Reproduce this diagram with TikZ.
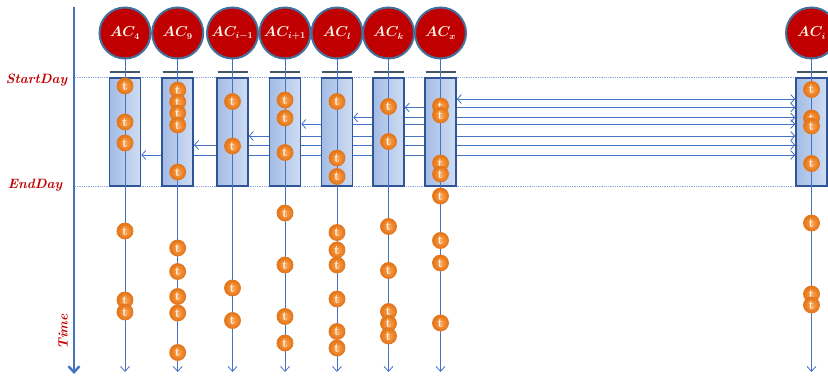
\documentclass[tikz,border=0pt]{standalone}
\usetikzlibrary{arrows.meta}

\definecolor{acred}{HTML}{C00000}
\definecolor{acrim}{HTML}{41719C}
\definecolor{linkblue}{HTML}{4472C4}
\definecolor{boxedge}{HTML}{2F5597}
\definecolor{boxlight}{HTML}{CFDDF3}
\definecolor{boxdark}{HTML}{A3BCE5}
\definecolor{barcol}{HTML}{44546A}
\definecolor{daygray}{HTML}{8FAADC}
\definecolor{ballin}{HTML}{F9A55A}
\definecolor{ballout}{HTML}{E6730F}
\definecolor{ballrim}{HTML}{E07A2A}
\definecolor{tokentext}{HTML}{FFF2E2}
\definecolor{agenttext}{HTML}{FFF6EA}

\tikzset{
  agent/.style={circle, fill=acred, draw=acrim, line width=2pt,
    minimum size=51pt, inner sep=0pt, text=agenttext,
    font=\fontsize{13.5}{15}\selectfont\boldmath},
  window/.style={draw=boxedge, line width=1.6pt, left color=boxdark,
    right color=boxlight, minimum width=31pt, minimum height=108pt,
    inner sep=0pt},
  topbar/.style={draw=barcol, line width=2pt},
  lifeline/.style={draw=linkblue, line width=0.8pt,
    -{Straight Barb[length=5pt,width=9pt]}},
  token/.style={circle, inner color=ballin, outer color=ballout,
    draw=ballrim, line width=0.8pt, minimum size=16pt, inner sep=0pt,
    text=tokentext, font=\fontsize{13}{13}\selectfont\bfseries},
  msg/.style={draw=linkblue, line width=0.8pt,
    {Straight Barb[length=4pt,width=9pt]}-{Straight Barb[length=4pt,width=9pt]}},
  dayrule/.style={draw=daygray, densely dotted, line width=0.8pt},
  daylabel/.style={text=acred, font=\fontsize{13.5}{15}\selectfont\bfseries\itshape},
  timeaxis/.style={draw=linkblue, line width=2.4pt,
    -{Straight Barb[length=6pt,width=11pt]}}
}

\begin{document}
\begin{tikzpicture}[x=1pt, y=-1pt]
  \useasboundingbox (0,0) rectangle (828,377);
  \clip (0,0) rectangle (828,377);

  % time axis and day boundaries
  \coordinate (axtop) at (74,7);
  \coordinate (axbot) at (74,374);
  \draw[timeaxis] (axtop) -- (axbot);

  \coordinate (sdl) at (75,77.5);
  \coordinate (sdr) at (828,77.5);
  \coordinate (edl) at (75,186.5);
  \coordinate (edr) at (828,186.5);
  \draw[dayrule] (sdl) -- (sdr);
  \draw[dayrule] (edl) -- (edr);

  \node[daylabel] (startday) at (36.5,80) {StartDay};
  \node[daylabel] (endday) at (35,185.5) {EndDay};
  \node[daylabel, rotate=90] (timelbl) at (63,332) {Time};

  % agents: name / x / label
  \foreach \n/\x/\l in {a/125/{AC_4}, b/177.7/{AC_9}, c/232.5/{AC_{i-1}},
      d/285/{AC_{i+1}}, e/337/{AC_l}, f/388.5/{AC_k}, g/440.5/{AC_x},
      h/811.5/{AC_i}}{
    \node[agent] (ac\n) at (\x,33) {$\l$};
    \node[window] (w\n) at (\x,132) {};
    \draw[topbar] ([xshift=-15pt,yshift=5pt]w\n.north) -- ([xshift=15pt,yshift=5pt]w\n.north);
  }

  % exchanges between AC_i and the other agents within the day
  \draw[msg] (wg.east |- 0,99)    -- (wh.west |- 0,99);
  \draw[msg] (wf.east |- 0,107.5) -- (wh.west |- 0,107.5);
  \draw[msg] (we.east |- 0,117.5) -- (wh.west |- 0,117.5);
  \draw[msg] (wd.east |- 0,124)   -- (wh.west |- 0,124);
  \draw[msg] (wc.east |- 0,136)   -- (wh.west |- 0,136);
  \draw[msg] (wb.east |- 0,145)   -- (wh.west |- 0,145);
  \draw[msg] (wa.east |- 0,155)   -- (wh.west |- 0,155);

  % redraw the windows over the exchange lines
  \foreach \n in {b,c,d,e,f,g}{
    \node[window] at (w\n) {};
  }

  % lifelines
  \foreach \n in {a,b,c,d,e,f,g,h}{
    \coordinate (end\n) at (ac\n.center |- 0,372);
    \draw[lifeline] (ac\n.south) -- (end\n);
  }

  % transactions on each lifeline: name / y positions
  \foreach \n/\ys in {
      a/{86,122,143,231,300,312},
      b/{90,102,113,125,172,248,271.5,296.5,313,352.5},
      c/{101.5,146,288,320.5},
      d/{100,118,152.5,213,265,316.5,343},
      e/{101.5,158,176.5,232.5,250,265,299,331.5,348},
      f/{106.5,141.5,226.5,270.5,311.5,323.5,336},
      g/{106,115,163,174,196,240.5,263,323},
      h/{89.5,118,126,163.5,223,294,305}}{
    \foreach \y [count=\k] in \ys {
      \node[token] (t\n\k) at (ac\n.center |- 0,\y) {t};
    }
  }
\end{tikzpicture}
\end{document}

= EXERCISE TASK =
Restate the whole of the material word for word without the pictures.

= EXERCISE RESPONSE =
Reproduce this diagram with TikZ.
\documentclass[tikz,border=0pt]{standalone}
\usetikzlibrary{arrows.meta}

\definecolor{acred}{HTML}{C00000}
\definecolor{acrim}{HTML}{41719C}
\definecolor{linkblue}{HTML}{4472C4}
\definecolor{boxedge}{HTML}{2F5597}
\definecolor{boxlight}{HTML}{CFDDF3}
\definecolor{boxdark}{HTML}{A3BCE5}
\definecolor{barcol}{HTML}{44546A}
\definecolor{daygray}{HTML}{8FAADC}
\definecolor{ballin}{HTML}{F9A55A}
\definecolor{ballout}{HTML}{E6730F}
\definecolor{ballrim}{HTML}{E07A2A}
\definecolor{tokentext}{HTML}{FFF2E2}
\definecolor{agenttext}{HTML}{FFF6EA}

\tikzset{
  agent/.style={circle, fill=acred, draw=acrim, line width=2pt,
    minimum size=51pt, inner sep=0pt, text=agenttext,
    font=\fontsize{13.5}{15}\selectfont\boldmath},
  window/.style={draw=boxedge, line width=1.6pt, left color=boxdark,
    right color=boxlight, minimum width=31pt, minimum height=108pt,
    inner sep=0pt},
  topbar/.style={draw=barcol, line width=2pt},
  lifeline/.style={draw=linkblue, line width=0.8pt,
    -{Straight Barb[length=5pt,width=9pt]}},
  token/.style={circle, inner color=ballin, outer color=ballout,
    draw=ballrim, line width=0.8pt, minimum size=16pt, inner sep=0pt,
    text=tokentext, font=\fontsize{13}{13}\selectfont\bfseries},
  msg/.style={draw=linkblue, line width=0.8pt,
    {Straight Barb[length=4pt,width=9pt]}-{Straight Barb[length=4pt,width=9pt]}},
  dayrule/.style={draw=daygray, densely dotted, line width=0.8pt},
  daylabel/.style={text=acred, font=\fontsize{13.5}{15}\selectfont\bfseries\itshape},
  timeaxis/.style={draw=linkblue, line width=2.4pt,
    -{Straight Barb[length=6pt,width=11pt]}}
}

\begin{document}
\begin{tikzpicture}[x=1pt, y=-1pt]
  \useasboundingbox (0,0) rectangle (828,377);
  \clip (0,0) rectangle (828,377);

  % time axis and day boundaries
  \coordinate (axtop) at (74,7);
  \coordinate (axbot) at (74,374);
  \draw[timeaxis] (axtop) -- (axbot);

  \coordinate (sdl) at (75,77.5);
  \coordinate (sdr) at (828,77.5);
  \coordinate (edl) at (75,186.5);
  \coordinate (edr) at (828,186.5);
  \draw[dayrule] (sdl) -- (sdr);
  \draw[dayrule] (edl) -- (edr);

  \node[daylabel] (startday) at (36.5,80) {StartDay};
  \node[daylabel] (endday) at (35,185.5) {EndDay};
  \node[daylabel, rotate=90] (timelbl) at (63,332) {Time};

  % agents: name / x / label
  \foreach \n/\x/\l in {a/125/{AC_4}, b/177.7/{AC_9}, c/232.5/{AC_{i-1}},
      d/285/{AC_{i+1}}, e/337/{AC_l}, f/388.5/{AC_k}, g/440.5/{AC_x},
      h/811.5/{AC_i}}{
    \node[agent] (ac\n) at (\x,33) {$\l$};
    \node[window] (w\n) at (\x,132) {};
    \draw[topbar] ([xshift=-15pt,yshift=5pt]w\n.north) -- ([xshift=15pt,yshift=5pt]w\n.north);
  }

  % exchanges between AC_i and the other agents within the day
  \draw[msg] (wg.east |- 0,99)    -- (wh.west |- 0,99);
  \draw[msg] (wf.east |- 0,107.5) -- (wh.west |- 0,107.5);
  \draw[msg] (we.east |- 0,117.5) -- (wh.west |- 0,117.5);
  \draw[msg] (wd.east |- 0,124)   -- (wh.west |- 0,124);
  \draw[msg] (wc.east |- 0,136)   -- (wh.west |- 0,136);
  \draw[msg] (wb.east |- 0,145)   -- (wh.west |- 0,145);
  \draw[msg] (wa.east |- 0,155)   -- (wh.west |- 0,155);

  % redraw the windows over the exchange lines
  \foreach \n in {b,c,d,e,f,g}{
    \node[window] at (w\n) {};
  }

  % lifelines
  \foreach \n in {a,b,c,d,e,f,g,h}{
    \coordinate (end\n) at (ac\n.center |- 0,372);
    \draw[lifeline] (ac\n.south) -- (end\n);
  }

  % transactions on each lifeline: name / y positions
  \foreach \n/\ys in {
      a/{86,122,143,231,300,312},
      b/{90,102,113,125,172,248,271.5,296.5,313,352.5},
      c/{101.5,146,288,320.5},
      d/{100,118,152.5,213,265,316.5,343},
      e/{101.5,158,176.5,232.5,250,265,299,331.5,348},
      f/{106.5,141.5,226.5,270.5,311.5,323.5,336},
      g/{106,115,163,174,196,240.5,263,323},
      h/{89.5,118,126,163.5,223,294,305}}{
    \foreach \y [count=\k] in \ys {
      \node[token] (t\n\k) at (ac\n.center |- 0,\y) {t};
    }
  }
\end{tikzpicture}
\end{document}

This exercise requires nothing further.